Scientists
have figured out how to use a laser to transmit audio, ranging from music
to speech, to a person across a room without any receiver equipment — a
potential breakthrough for the future of audio and communication.
“Our system can be used from some distance away to beam information directly to someone’s ear,” Massachusetts Institute of Technology research Charles M. Wynn said in a press release. “It is the first system that uses lasers that are fully safe for the eyes and skin to localize an audible signal to a particular person in any setting.”
In
a paper published on Friday in the journal Optics
Letters, the MIT team describes how it developed two different methods to
transmit tones, music, and recorded speech via a laser.
Both
techniques take advantage of something called the photoacoustic effect,
which is the formation of sound waves as the result of a material absorbing
light.
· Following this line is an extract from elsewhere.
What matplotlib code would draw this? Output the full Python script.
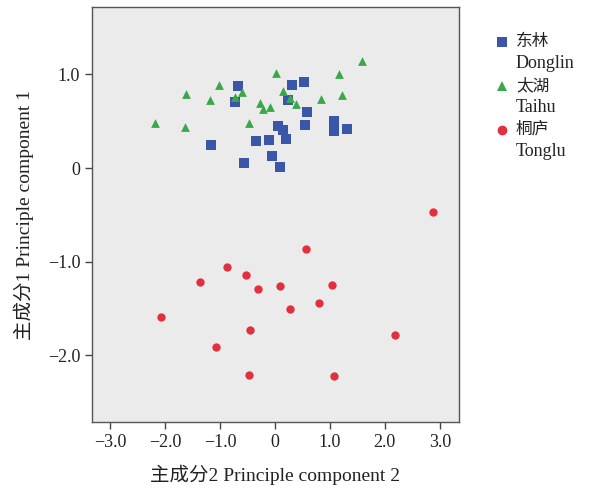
import matplotlib
matplotlib.use("Agg")
import matplotlib.pyplot as plt
from matplotlib.lines import Line2D

plt.rcParams['font.family'] = ['Liberation Serif', 'Noto Sans CJK SC']

# Data: (PC2, PC1)
donglin_x = [-0.68, -0.73, 0.31, 0.53, 0.23, 0.59, 0.55, 1.07, 1.07, 1.32,
             0.06, 0.15, 0.21, -0.10, -0.35, -1.17, -0.06, -0.57, 0.10]
donglin_y = [0.875, 0.71, 0.89, 0.92, 0.73, 0.60, 0.46, 0.50, 0.40, 0.42,
             0.445, 0.41, 0.31, 0.30, 0.29, 0.245, 0.125, 0.06, 0.01]

taihu_x = [1.59, 0.02, 1.16, -1.01, -1.62, -1.19, -0.60, -0.72, -0.27, -0.22,
           -0.09, 0.15, 0.27, 0.39, 0.84, 1.22, -2.18, -1.64, -0.47]
taihu_y = [1.145, 1.02, 1.01, 0.89, 0.79, 0.73, 0.81, 0.76, 0.70, 0.63,
           0.65, 0.82, 0.75, 0.68, 0.74, 0.78, 0.48, 0.44, 0.48]

tonglu_x = [2.87, 0.56, -0.87, -0.52, -1.36, -0.30, 0.09, 1.04, 0.81, 0.27,
            -2.07, -0.45, 2.19, -1.08, -0.47, 1.07]
tonglu_y = [-0.47, -0.86, -1.06, -1.14, -1.22, -1.29, -1.26, -1.25, -1.44, -1.50,
            -1.59, -1.73, -1.78, -1.91, -2.21, -2.22]

xticks = [-3, -2, -1, 0, 1, 2, 3]
xticklabels = ['−3.0', '−2.0', '−1.0', '0', '1.0', '2.0', '3.0']
yticks = [1, 0, -1, -2]
yticklabels = ['1.0', '0', '−1.0', '−2.0']

blue = '#3a56a8'
green = '#3aa84a'
red = '#e2303e'

fig = plt.figure(figsize=(5.9, 4.9), dpi=100)
W, H = 590, 490
ax = fig.add_axes([92 / W, 1 - 422 / H, (459 - 92) / W, (422 - 7) / H])
ax.set_facecolor('#ebebeb')

ax.scatter(donglin_x, donglin_y, marker='s', s=42, color=blue, linewidths=0, zorder=3)
ax.scatter(taihu_x, taihu_y, marker='^', s=40, color=green, linewidths=0, zorder=3)
ax.scatter(tonglu_x, tonglu_y, marker='o', s=36, color=red, linewidths=0, zorder=3)

ax.set_xlim(-3.33, 3.35)
ax.set_ylim(-2.71, 1.72)
ax.set_xticks(xticks)
ax.set_xticklabels(xticklabels, fontsize=13)
ax.set_yticks(yticks)
ax.set_yticklabels(yticklabels, fontsize=13)
ax.tick_params(direction='out', length=5, width=1, color='#444444', labelcolor='#222222')
for sp in ax.spines.values():
    sp.set_color('#555555')
    sp.set_linewidth(1.0)

ax.set_xlabel('主成分2 Principle component 2', fontsize=14, color='#222222', labelpad=10)
ax.set_ylabel('主成分1 Principle component 1', fontsize=14, color='#222222', labelpad=10)

# Legend (manual)
entries = [('s', blue, '东林', 'Donglin', 42),
           ('^', green, '太湖', 'Taihu', 86),
           ('o', red, '桐庐', 'Tonglu', 130)]
for m, c, zh, en, ypx in entries:
    fig.add_artist(Line2D([502 / W], [1 - ypx / H], marker=m, color=c, markersize=7,
                          linestyle='none', markeredgewidth=0, transform=fig.transFigure))
    fig.text(516 / W, 1 - ypx / H, zh, fontsize=12, va='center', ha='left', color='#222222')
    fig.text(516 / W, 1 - (ypx + 22) / H, en, fontsize=13, va='center', ha='left', color='#222222')

fig.savefig('out.png', dpi=100, facecolor='white')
In the case of the MIT research, that material was water vapor in the
air.
For
one of their methods, the researchers “swept” a laser beam at the speed of
sound, changing the length of the sweeps to encode different audible pitches.
This
technique allowed them to transmit sound to a person more than 8.2 feet away at
a volume of 60 decibels — about the loudness of background music or a
conversation in a restaurant — without anyone between the source of the sound
and the target hearing it.
For
the other method, they encoded an audio message by adjusting a laser beam’s
power. They said this technique produced a quieter but clearer result.